#### PROVIDED DATA

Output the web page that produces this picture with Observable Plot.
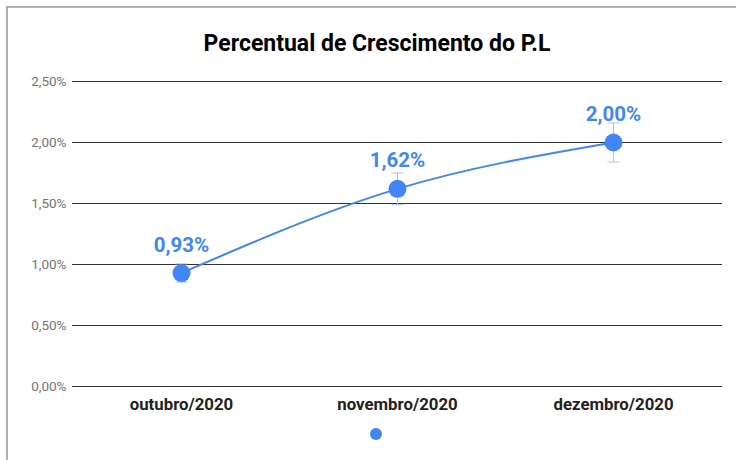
<!DOCTYPE html>
<html>
<head>
<meta charset="utf-8">
<script src="https://cdn.jsdelivr.net/npm/d3@7"></script>
<script src="https://cdn.jsdelivr.net/npm/@observablehq/plot@0.6"></script>
<style>
  html, body { margin: 0; padding: 0; background: #fff; }
  body { width: 736px; height: 460px; position: relative; overflow: hidden; font-family: Roboto, sans-serif; }
  #frame { position: absolute; left: 6px; top: 6px; width: 760px; height: 480px; border-left: 2px solid #b0b0b0; border-top: 2px solid #b0b0b0; }
  #title { position: absolute; left: 0; top: 30px; width: 754px; text-align: center; font: bold 23px Roboto, sans-serif; color: #000; }
  #chart { position: absolute; left: 0; top: 0; }
  #legend { position: absolute; left: 370px; top: 428px; width: 12px; height: 12px; border-radius: 50%; background: #4285f4; }
</style>
</head>
<body>
<div id="frame"></div>
<div id="chart"></div>
<div id="title">Percentual de Crescimento do P.L</div>
<div id="legend"></div>
<script>
const months = ["outubro/2020", "novembro/2020", "dezembro/2020"];
const growth = [0.93, 1.62, 2.00];
const errors = [0.075, 0.13, 0.16];
const yTicks = [0, 0.5, 1.0, 1.5, 2.0, 2.5];

const data = months.map((m, i) => ({month: m, value: growth[i], lo: growth[i] - errors[i], hi: growth[i] + errors[i]}));
const fmt = v => v.toFixed(2).replace(".", ",") + "%";
const capSymbol = { draw(ctx) { ctx.moveTo(-6, 0); ctx.lineTo(6, 0); } };
const blue = "#4285f4";

const chart = Plot.plot({
  width: 736,
  height: 420,
  marginLeft: 72,
  marginRight: 14,
  marginTop: 81,
  marginBottom: 34,
  style: { fontFamily: "Roboto, sans-serif", background: "transparent", overflow: "visible" },
  x: { type: "point", domain: months, padding: 0.5, label: null },
  y: { domain: [0, 2.5], label: null },
  marks: [
    Plot.ruleY(yTicks, { stroke: "#333", strokeWidth: 1, strokeOpacity: 1 }),
    Plot.axisY(yTicks, { tickSize: 0, tickPadding: 6, tickFormat: fmt, fontSize: 13.5, fill: "#757575", label: null }),
    Plot.axisX({ tickSize: 0, tickPadding: 12, fontSize: 16.8, fontWeight: "bold", fill: "#222", label: null }),
    Plot.ruleX(data, { x: "month", y1: "lo", y2: "hi", stroke: "#aac4f2", strokeWidth: 1 }),
    Plot.dot(data, { x: "month", y: "lo", symbol: capSymbol, stroke: "#aac4f2", strokeWidth: 1, fill: "none" }),
    Plot.dot(data, { x: "month", y: "hi", symbol: capSymbol, stroke: "#aac4f2", strokeWidth: 1, fill: "none" }),
    Plot.line(data, { x: "month", y: "value", stroke: blue, strokeWidth: 2, curve: "monotone-x" }),
    Plot.dot(data, { x: "month", y: "value", r: 9, fill: blue, stroke: "none" }),
    Plot.text(data, { x: "month", y: "value", text: d => fmt(d.value), dy: -28, fill: blue, fontSize: 20.5, fontWeight: "bold", stroke: "white", strokeWidth: 0 })
  ]
});
document.getElementById("chart").appendChild(chart);
</script>
</body>
</html>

#### REQUEST
Drop the images and repeat the data exactly.

#### WRITTEN SOLUTION
Output the web page that produces this picture with Observable Plot.
<!DOCTYPE html>
<html>
<head>
<meta charset="utf-8">
<script src="https://cdn.jsdelivr.net/npm/d3@7"></script>
<script src="https://cdn.jsdelivr.net/npm/@observablehq/plot@0.6"></script>
<style>
  html, body { margin: 0; padding: 0; background: #fff; }
  body { width: 736px; height: 460px; position: relative; overflow: hidden; font-family: Roboto, sans-serif; }
  #frame { position: absolute; left: 6px; top: 6px; width: 760px; height: 480px; border-left: 2px solid #b0b0b0; border-top: 2px solid #b0b0b0; }
  #title { position: absolute; left: 0; top: 30px; width: 754px; text-align: center; font: bold 23px Roboto, sans-serif; color: #000; }
  #chart { position: absolute; left: 0; top: 0; }
  #legend { position: absolute; left: 370px; top: 428px; width: 12px; height: 12px; border-radius: 50%; background: #4285f4; }
</style>
</head>
<body>
<div id="frame"></div>
<div id="chart"></div>
<div id="title">Percentual de Crescimento do P.L</div>
<div id="legend"></div>
<script>
const months = ["outubro/2020", "novembro/2020", "dezembro/2020"];
const growth = [0.93, 1.62, 2.00];
const errors = [0.075, 0.13, 0.16];
const yTicks = [0, 0.5, 1.0, 1.5, 2.0, 2.5];

const data = months.map((m, i) => ({month: m, value: growth[i], lo: growth[i] - errors[i], hi: growth[i] + errors[i]}));
const fmt = v => v.toFixed(2).replace(".", ",") + "%";
const capSymbol = { draw(ctx) { ctx.moveTo(-6, 0); ctx.lineTo(6, 0); } };
const blue = "#4285f4";

const chart = Plot.plot({
  width: 736,
  height: 420,
  marginLeft: 72,
  marginRight: 14,
  marginTop: 81,
  marginBottom: 34,
  style: { fontFamily: "Roboto, sans-serif", background: "transparent", overflow: "visible" },
  x: { type: "point", domain: months, padding: 0.5, label: null },
  y: { domain: [0, 2.5], label: null },
  marks: [
    Plot.ruleY(yTicks, { stroke: "#333", strokeWidth: 1, strokeOpacity: 1 }),
    Plot.axisY(yTicks, { tickSize: 0, tickPadding: 6, tickFormat: fmt, fontSize: 13.5, fill: "#757575", label: null }),
    Plot.axisX({ tickSize: 0, tickPadding: 12, fontSize: 16.8, fontWeight: "bold", fill: "#222", label: null }),
    Plot.ruleX(data, { x: "month", y1: "lo", y2: "hi", stroke: "#aac4f2", strokeWidth: 1 }),
    Plot.dot(data, { x: "month", y: "lo", symbol: capSymbol, stroke: "#aac4f2", strokeWidth: 1, fill: "none" }),
    Plot.dot(data, { x: "month", y: "hi", symbol: capSymbol, stroke: "#aac4f2", strokeWidth: 1, fill: "none" }),
    Plot.line(data, { x: "month", y: "value", stroke: blue, strokeWidth: 2, curve: "monotone-x" }),
    Plot.dot(data, { x: "month", y: "value", r: 9, fill: blue, stroke: "none" }),
    Plot.text(data, { x: "month", y: "value", text: d => fmt(d.value), dy: -28, fill: blue, fontSize: 20.5, fontWeight: "bold", stroke: "white", strokeWidth: 0 })
  ]
});
document.getElementById("chart").appendChild(chart);
</script>
</body>
</html>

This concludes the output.